Pengakuan terhadap kedaulatan Palestina dengan Ibu Kotanya tersebut sudah menjadi komitmen PBNU melalui Muktamar ke 33 di Jombang, bahwa PBNU sangat mendukung kemerdekaan Palestina, serta mendesak PBB agar mengakui kedaulatan Palestina dan memberikan sanksi kepada Israel maupun negara manapun jika tidak mau mengakhiri pendudukan kepada tanah Palestina.

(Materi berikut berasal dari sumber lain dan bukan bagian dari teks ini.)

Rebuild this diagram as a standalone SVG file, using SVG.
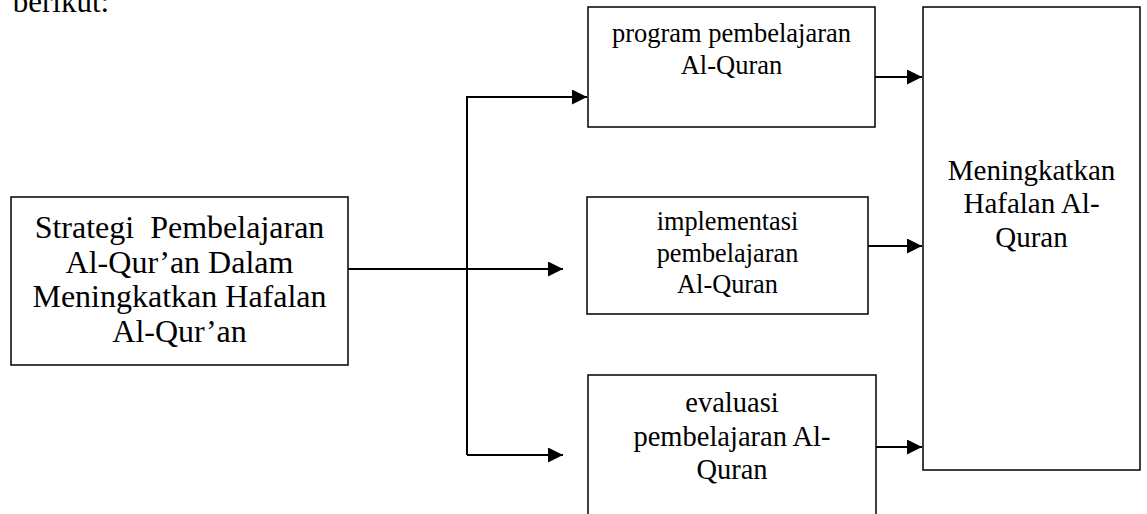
<svg xmlns="http://www.w3.org/2000/svg" width="1147" height="514" viewBox="0 0 1147 514">
<style>
.box{fill:#fff;stroke:#000;stroke-width:1.5}
.t{font-family:"Liberation Serif","Times New Roman",serif;fill:#000;text-anchor:middle}
.c{fill:none;stroke:#000;stroke-width:2;marker-end:url(#ah)}
</style>
<defs>
<marker id="ah" markerUnits="userSpaceOnUse" markerWidth="15" markerHeight="15" refX="15" refY="7.5" orient="auto" viewBox="0 0 15 15">
<path d="M0,0 L15,7.5 L0,15 z" fill="#000"/>
</marker>
</defs>
<rect width="1147" height="514" fill="#fff"/>
<text x="12.7" y="12" font-family="Liberation Serif, serif" font-size="31">berikut:</text>
<g id="connectors">
<path class="c" d="M348,269 H563"/>
<path class="c" d="M467,455 V97 H587"/>
<path class="c" d="M467,455 H563"/>
<path class="c" d="M875,77 H922"/>
<path class="c" d="M868,246 H922"/>
<path class="c" d="M875,447 H922"/>
</g>
<g id="node-strategi">
<rect class="box" x="11" y="197" width="337" height="168"/>
<text class="t" font-size="32" xml:space="preserve"><tspan x="179.5" y="238">Strategi  Pembelajaran</tspan><tspan x="179.5" y="272.5">Al-Qur’an Dalam</tspan><tspan x="179.5" y="307">Meningkatkan Hafalan</tspan><tspan x="179.5" y="341.5">Al-Qur’an</tspan></text>
</g>
<g id="node-program">
<rect class="box" x="588" y="7" width="287" height="120"/>
<text class="t" font-size="26.5"><tspan x="731.5" y="42">program pembelajaran</tspan><tspan x="731.5" y="73.5">Al-Quran</tspan></text>
</g>
<g id="node-implementasi">
<rect class="box" x="587" y="197" width="281" height="117"/>
<text class="t" font-size="26.3"><tspan x="727.5" y="230">implementasi</tspan><tspan x="727.5" y="261.7">pembelajaran</tspan><tspan x="727.5" y="293.3">Al-Quran</tspan></text>
</g>
<g id="node-evaluasi">
<rect class="box" x="588" y="375" width="288" height="160"/>
<text class="t" font-size="28.5"><tspan x="732" y="412.3">evaluasi</tspan><tspan x="732" y="445.7">pembelajaran Al-</tspan><tspan x="732" y="479">Quran</tspan></text>
</g>
<g id="node-meningkatkan">
<rect class="box" x="923" y="7" width="217" height="463"/>
<text class="t" font-size="29"><tspan x="1031.5" y="180">Meningkatkan</tspan><tspan x="1031.5" y="213.3">Hafalan Al-</tspan><tspan x="1031.5" y="246.6">Quran</tspan></text>
</g>
</svg>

PBNU juga mendorong pemerintah Indonesia berperan aktif dalam membantu menyelesaikan konflik di Palestina, serta menghimbau kepada seluruh umat Islam untuk membacakan qunut nazilah.
Selain PBNU, Muhammadiyah juga bersama-sama mengecam sikap kontroversial Trump. Ketua Umum Pemuda Muhammadiyah, Dahnil Ahzar Simanjuntak mengatakan bahwa sikap Trump tersebut justru bisa berdampak pada stabilitas dunia dan meningkatkan eskalasi konflik di Palestina-Israel.
Hal ini juga disampaikan Sekretaris Umum Muhammadiyah, Abdul Mu’ti. Menurut Mu’ti, pemindahan ibu kota Israel juga bertolak belakang dengan klaim AS sebagai negara demokratis, HAM, dan pendukung kedaulatan bangsa-bangsa. Harus ada sikap politik tegas dari negara muslim, termasuk Indonesia dan Turki.
“Seharusnya Yerusalem dijaga sebagai kota bersama. Ini berarti agresi terhadap umat Muslim dan Kristiani,” ujar Mu’ti.
Bagi Muhammadiyah, tindakan Amerika Serikat ini dapat memprovokasi konflik menjadi semakin meluas di Timur Tengah bahkan di negara-negara lain karena sentimen Palestina vs Israel, yang kemudian bisa memprovokasi lahirnya tindakan-tindakan radikalisme di banyak tempat.